The 5-Step DIY Royalty Audit Process
Gather Three Years of Check Stubs
Under most state statutes of limitations, you can recover underpayments for the past 3 years (up to 6 years in some states). Collect every check stub and remittance statement for this period. If you have not been receiving stubs, contact the operator in writing demanding a complete accounting under your state's production accounting statutes.
Pull the Corresponding State Production Records
Every producing state maintains public production records accessible online. Compare the production volumes reported on your check stubs to the volumes your operator reported to the state regulatory agency. Any significant discrepancy is a major audit red flag.

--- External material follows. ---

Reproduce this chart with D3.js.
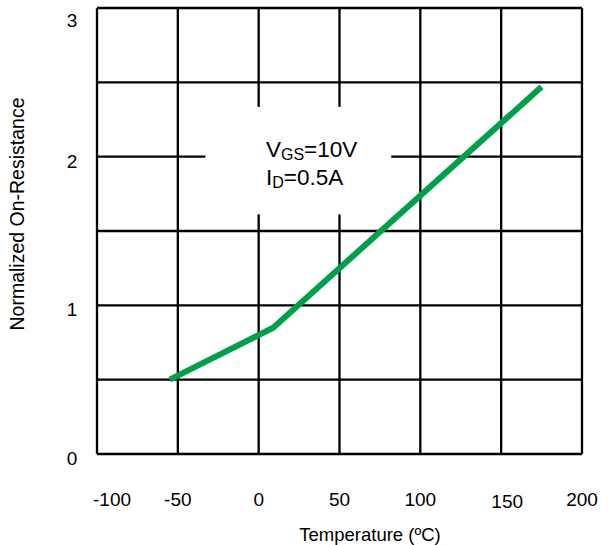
<!DOCTYPE html>
<html>
<head>
<meta charset="utf-8">
<script src="https://cdn.jsdelivr.net/npm/d3@7"></script>
<style>
  html, body { margin: 0; padding: 0; background: #fff; }
  svg text { font-family: "Liberation Sans", Arial, sans-serif; fill: #000; }
</style>
</head>
<body>
<div id="chart"></div>
<script>
// données
const temperature = [-55, 9, 175];
const resistance = [0.50, 0.85, 2.47];
const xTicks = [-100, -50, 0, 50, 100, 150, 200];
const yTicks = [0, 1, 2, 3];
const yGrid = [0, 0.5, 1, 1.5, 2, 2.5, 3];

const W = 614, H = 545;
const margin = { top: 8, right: 32, bottom: 91, left: 97 };
const width = W - margin.left - margin.right;
const height = H - margin.top - margin.bottom;

const svg = d3.select("#chart").append("svg")
    .attr("width", W)
    .attr("height", H);

const g = svg.append("g")
    .attr("transform", `translate(${margin.left},${margin.top})`);

const x = d3.scaleLinear().domain([-100, 200]).range([0, width]);
const y = d3.scaleLinear().domain([0, 3]).range([height, 0]);

// grille
g.selectAll(".vgrid")
    .data(xTicks)
    .enter().append("line")
    .attr("x1", d => x(d)).attr("x2", d => x(d))
    .attr("y1", 0).attr("y2", height)
    .attr("stroke", "#000").attr("stroke-width", 2.3);

g.selectAll(".hgrid")
    .data(yGrid)
    .enter().append("line")
    .attr("x1", 0).attr("x2", width)
    .attr("y1", d => y(d)).attr("y2", d => y(d))
    .attr("stroke", "#000").attr("stroke-width", 2.3);

// fond blanc de l'annotation (cache la grille)
g.append("rect")
    .attr("x", x(-33)).attr("y", y(2.335))
    .attr("width", x(82) - x(-33))
    .attr("height", y(1.612) - y(2.335))
    .attr("fill", "#fff");

// courbe
const line = d3.line()
    .x((d, i) => x(temperature[i]))
    .y(d => y(d));

g.append("path")
    .datum(resistance)
    .attr("fill", "none")
    .attr("stroke", "#00a04b")
    .attr("stroke-width", 6)
    .attr("stroke-linejoin", "miter")
    .attr("d", line);

// étiquettes des axes
const xNudge = { "-100": [15, 0], "150": [6, 2] };
g.selectAll(".xlab")
    .data(xTicks)
    .enter().append("text")
    .attr("x", d => x(d) + (xNudge[d] ? xNudge[d][0] : 0))
    .attr("y", d => height + 52 + (xNudge[d] ? xNudge[d][1] : 0))
    .attr("text-anchor", "middle")
    .attr("font-size", 19)
    .text(d => d);

g.selectAll(".ylab")
    .data(yTicks)
    .enter().append("text")
    .attr("x", -25)
    .attr("y", d => Math.max(y(d) + 11, 19))
    .attr("text-anchor", "middle")
    .attr("font-size", 19)
    .text(d => d);

svg.append("text")
    .attr("x", 370)
    .attr("y", 541)
    .attr("text-anchor", "middle")
    .attr("font-size", 18.5)
    .text("Temperature (ºC)");

svg.append("text")
    .attr("transform", "translate(24,214) rotate(-90)")
    .attr("text-anchor", "middle")
    .attr("font-size", 19.5)
    .text("Normalized On-Resistance");

// annotation
const ann = g.append("text")
    .attr("x", x(4.5))
    .attr("y", y(1.995))
    .attr("font-size", 22.5);
ann.append("tspan").text("V");
ann.append("tspan").attr("font-size", 16).attr("dy", 3).text("GS");
ann.append("tspan").attr("dy", -3).text("=10V");

const ann2 = g.append("text")
    .attr("x", x(4.5))
    .attr("y", y(1.81))
    .attr("font-size", 22.5);
ann2.append("tspan").text("I");
ann2.append("tspan").attr("font-size", 16).attr("dy", 3).text("D");
ann2.append("tspan").attr("dy", -3).text("=0.5A");
</script>
</body>
</html>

- Texas:Texas Railroad Commission → Production Data Query System
- Colorado:ECMC → COGIS Production Database
- Oklahoma:Oklahoma Corporation Commission → OCCI Database
- North Dakota:NDIC → Oil and Gas Division → Production Query
- Pennsylvania:PADEP → eFACTS Oil and Gas Database
Verify Your Decimal Interest
Using your mineral deed, calculate your correct decimal interest independently: (Your Net Mineral Acres ÷ Total Unit Acres) × Your Royalty Rate = Decimal Interest. Compare this to what the operator has on file for your account. A mismatch of even 0.0001 decimal on a high-volume well can represent thousands of dollars per year.
Itemize and Verify All Deductions
For each deduction appearing on your check stubs, verify: (1) it is explicitly permitted under your lease language; (2) it does not exceed actual costs; (3) it is being applied on the correct side of the royalty calculation point. Request supporting invoices and contracts from the operator if deductions appear unreasonably large.
Send a Certified Demand Letter
If your audit reveals underpayments, send a certified letter to the operator's Royalty Department documenting your findings with supporting calculations. Reference your state's applicable statutes. Most legitimate underpayments are resolved within 90–120 days. If the operator is unresponsive, your next step is engagement of a professional petroleum royalty auditor or petroleum attorney.